- [Task] Without including any pictures, copy each entry below exactly.
=== Task material ===
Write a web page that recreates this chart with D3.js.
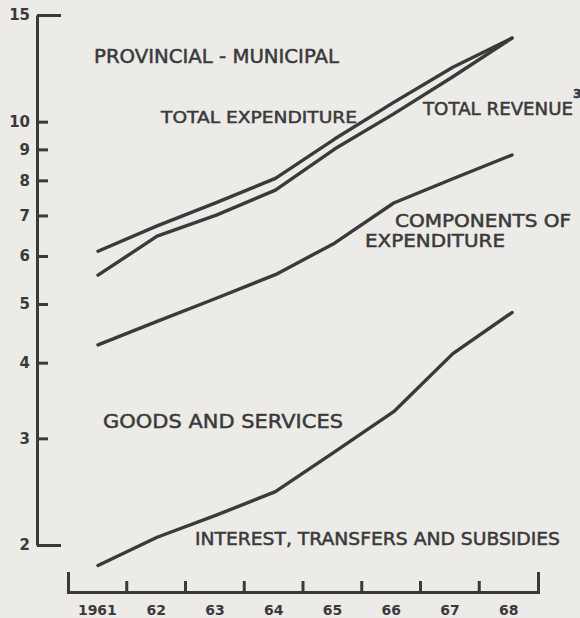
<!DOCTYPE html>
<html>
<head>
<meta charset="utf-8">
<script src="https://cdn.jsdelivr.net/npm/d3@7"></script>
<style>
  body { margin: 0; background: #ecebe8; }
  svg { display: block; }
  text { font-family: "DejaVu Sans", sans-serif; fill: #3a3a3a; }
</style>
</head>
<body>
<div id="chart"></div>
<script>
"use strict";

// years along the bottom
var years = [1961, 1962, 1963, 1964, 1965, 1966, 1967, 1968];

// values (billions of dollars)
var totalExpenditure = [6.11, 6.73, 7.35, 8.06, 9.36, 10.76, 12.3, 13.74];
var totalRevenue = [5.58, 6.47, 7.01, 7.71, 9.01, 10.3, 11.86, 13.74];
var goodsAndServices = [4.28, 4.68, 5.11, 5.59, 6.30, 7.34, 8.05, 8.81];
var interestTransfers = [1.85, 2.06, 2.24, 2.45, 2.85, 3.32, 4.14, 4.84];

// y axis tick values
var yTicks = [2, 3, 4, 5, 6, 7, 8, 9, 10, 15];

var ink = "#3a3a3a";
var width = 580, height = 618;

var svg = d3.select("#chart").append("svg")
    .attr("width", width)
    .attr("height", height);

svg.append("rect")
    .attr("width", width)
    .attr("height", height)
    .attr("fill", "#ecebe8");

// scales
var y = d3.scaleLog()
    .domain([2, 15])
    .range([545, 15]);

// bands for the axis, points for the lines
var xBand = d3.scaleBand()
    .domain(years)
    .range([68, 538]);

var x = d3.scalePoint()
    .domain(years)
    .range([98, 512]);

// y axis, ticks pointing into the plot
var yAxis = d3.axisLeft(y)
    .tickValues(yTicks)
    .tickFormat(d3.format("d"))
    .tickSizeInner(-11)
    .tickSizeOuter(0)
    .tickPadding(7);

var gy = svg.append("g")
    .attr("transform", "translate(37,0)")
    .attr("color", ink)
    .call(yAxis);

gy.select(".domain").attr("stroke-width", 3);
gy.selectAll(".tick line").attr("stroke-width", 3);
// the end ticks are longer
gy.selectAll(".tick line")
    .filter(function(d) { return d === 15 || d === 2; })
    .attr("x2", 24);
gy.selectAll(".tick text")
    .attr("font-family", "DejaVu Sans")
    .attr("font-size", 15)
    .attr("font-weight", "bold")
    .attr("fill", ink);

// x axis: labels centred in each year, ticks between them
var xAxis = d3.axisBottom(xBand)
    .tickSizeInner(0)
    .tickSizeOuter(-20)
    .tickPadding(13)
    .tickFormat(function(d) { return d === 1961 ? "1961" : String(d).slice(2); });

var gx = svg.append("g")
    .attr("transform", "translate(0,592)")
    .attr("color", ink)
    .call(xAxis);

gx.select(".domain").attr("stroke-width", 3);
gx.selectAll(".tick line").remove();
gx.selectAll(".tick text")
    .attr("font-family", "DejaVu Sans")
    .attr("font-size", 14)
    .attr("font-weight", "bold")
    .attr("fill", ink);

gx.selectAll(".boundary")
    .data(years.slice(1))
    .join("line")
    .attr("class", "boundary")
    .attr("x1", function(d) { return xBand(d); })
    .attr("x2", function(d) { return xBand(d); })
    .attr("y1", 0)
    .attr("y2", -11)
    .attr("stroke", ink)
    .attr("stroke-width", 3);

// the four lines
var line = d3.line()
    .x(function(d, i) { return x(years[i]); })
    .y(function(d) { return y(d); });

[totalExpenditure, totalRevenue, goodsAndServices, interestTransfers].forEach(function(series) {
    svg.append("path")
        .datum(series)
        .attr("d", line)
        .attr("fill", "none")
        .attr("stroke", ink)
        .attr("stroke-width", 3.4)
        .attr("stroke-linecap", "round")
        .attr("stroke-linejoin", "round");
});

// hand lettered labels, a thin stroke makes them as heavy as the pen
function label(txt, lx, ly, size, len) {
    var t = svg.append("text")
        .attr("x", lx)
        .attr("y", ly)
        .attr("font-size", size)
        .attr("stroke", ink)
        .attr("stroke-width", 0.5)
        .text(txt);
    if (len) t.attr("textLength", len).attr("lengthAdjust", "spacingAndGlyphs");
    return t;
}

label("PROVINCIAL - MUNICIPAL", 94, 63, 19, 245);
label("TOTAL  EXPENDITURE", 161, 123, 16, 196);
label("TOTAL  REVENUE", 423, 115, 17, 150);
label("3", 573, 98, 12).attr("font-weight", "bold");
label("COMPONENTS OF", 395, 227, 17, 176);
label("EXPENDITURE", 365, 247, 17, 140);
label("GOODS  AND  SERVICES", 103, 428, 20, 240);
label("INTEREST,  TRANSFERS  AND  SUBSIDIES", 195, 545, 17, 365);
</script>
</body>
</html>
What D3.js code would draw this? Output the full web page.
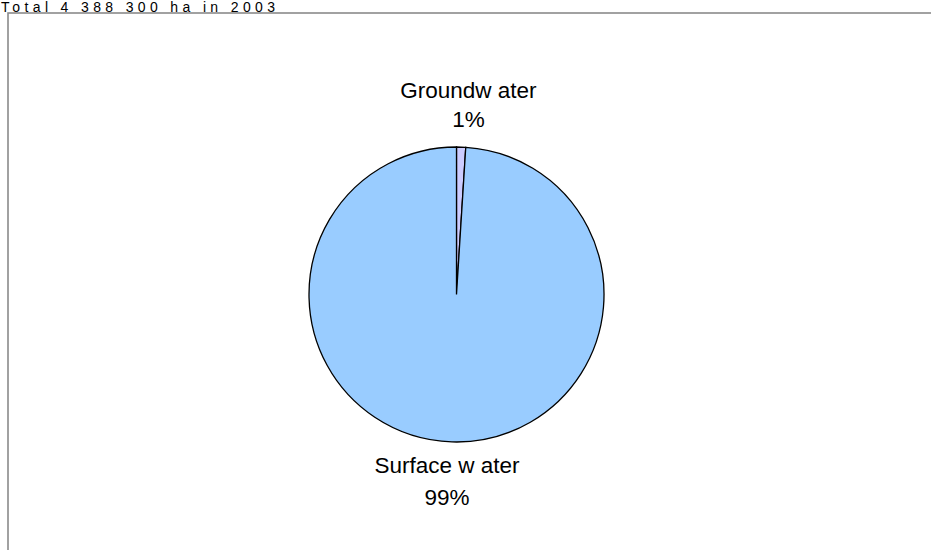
===
- [The response]
Write a web page that recreates this chart with D3.js.
<!DOCTYPE html>
<html>
<head>
<meta charset="utf-8">
<script src="https://cdn.jsdelivr.net/npm/d3@7"></script>
<style>
  body { margin: 0; background: #ecebe8; }
  svg { display: block; }
  text { font-family: "DejaVu Sans", sans-serif; fill: #3a3a3a; }
</style>
</head>
<body>
<div id="chart"></div>
<script>
"use strict";

// years along the bottom
var years = [1961, 1962, 1963, 1964, 1965, 1966, 1967, 1968];

// values (billions of dollars)
var totalExpenditure = [6.11, 6.73, 7.35, 8.06, 9.36, 10.76, 12.3, 13.74];
var totalRevenue = [5.58, 6.47, 7.01, 7.71, 9.01, 10.3, 11.86, 13.74];
var goodsAndServices = [4.28, 4.68, 5.11, 5.59, 6.30, 7.34, 8.05, 8.81];
var interestTransfers = [1.85, 2.06, 2.24, 2.45, 2.85, 3.32, 4.14, 4.84];

// y axis tick values
var yTicks = [2, 3, 4, 5, 6, 7, 8, 9, 10, 15];

var ink = "#3a3a3a";
var width = 580, height = 618;

var svg = d3.select("#chart").append("svg")
    .attr("width", width)
    .attr("height", height);

svg.append("rect")
    .attr("width", width)
    .attr("height", height)
    .attr("fill", "#ecebe8");

// scales
var y = d3.scaleLog()
    .domain([2, 15])
    .range([545, 15]);

// bands for the axis, points for the lines
var xBand = d3.scaleBand()
    .domain(years)
    .range([68, 538]);

var x = d3.scalePoint()
    .domain(years)
    .range([98, 512]);

// y axis, ticks pointing into the plot
var yAxis = d3.axisLeft(y)
    .tickValues(yTicks)
    .tickFormat(d3.format("d"))
    .tickSizeInner(-11)
    .tickSizeOuter(0)
    .tickPadding(7);

var gy = svg.append("g")
    .attr("transform", "translate(37,0)")
    .attr("color", ink)
    .call(yAxis);

gy.select(".domain").attr("stroke-width", 3);
gy.selectAll(".tick line").attr("stroke-width", 3);
// the end ticks are longer
gy.selectAll(".tick line")
    .filter(function(d) { return d === 15 || d === 2; })
    .attr("x2", 24);
gy.selectAll(".tick text")
    .attr("font-family", "DejaVu Sans")
    .attr("font-size", 15)
    .attr("font-weight", "bold")
    .attr("fill", ink);

// x axis: labels centred in each year, ticks between them
var xAxis = d3.axisBottom(xBand)
    .tickSizeInner(0)
    .tickSizeOuter(-20)
    .tickPadding(13)
    .tickFormat(function(d) { return d === 1961 ? "1961" : String(d).slice(2); });

var gx = svg.append("g")
    .attr("transform", "translate(0,592)")
    .attr("color", ink)
    .call(xAxis);

gx.select(".domain").attr("stroke-width", 3);
gx.selectAll(".tick line").remove();
gx.selectAll(".tick text")
    .attr("font-family", "DejaVu Sans")
    .attr("font-size", 14)
    .attr("font-weight", "bold")
    .attr("fill", ink);

gx.selectAll(".boundary")
    .data(years.slice(1))
    .join("line")
    .attr("class", "boundary")
    .attr("x1", function(d) { return xBand(d); })
    .attr("x2", function(d) { return xBand(d); })
    .attr("y1", 0)
    .attr("y2", -11)
    .attr("stroke", ink)
    .attr("stroke-width", 3);

// the four lines
var line = d3.line()
    .x(function(d, i) { return x(years[i]); })
    .y(function(d) { return y(d); });

[totalExpenditure, totalRevenue, goodsAndServices, interestTransfers].forEach(function(series) {
    svg.append("path")
        .datum(series)
        .attr("d", line)
        .attr("fill", "none")
        .attr("stroke", ink)
        .attr("stroke-width", 3.4)
        .attr("stroke-linecap", "round")
        .attr("stroke-linejoin", "round");
});

// hand lettered labels, a thin stroke makes them as heavy as the pen
function label(txt, lx, ly, size, len) {
    var t = svg.append("text")
        .attr("x", lx)
        .attr("y", ly)
        .attr("font-size", size)
        .attr("stroke", ink)
        .attr("stroke-width", 0.5)
        .text(txt);
    if (len) t.attr("textLength", len).attr("lengthAdjust", "spacingAndGlyphs");
    return t;
}

label("PROVINCIAL - MUNICIPAL", 94, 63, 19, 245);
label("TOTAL  EXPENDITURE", 161, 123, 16, 196);
label("TOTAL  REVENUE", 423, 115, 17, 150);
label("3", 573, 98, 12).attr("font-weight", "bold");
label("COMPONENTS OF", 395, 227, 17, 176);
label("EXPENDITURE", 365, 247, 17, 140);
label("GOODS  AND  SERVICES", 103, 428, 20, 240);
label("INTEREST,  TRANSFERS  AND  SUBSIDIES", 195, 545, 17, 365);
</script>
</body>
</html>
What D3.js code would draw this? Output the full web page.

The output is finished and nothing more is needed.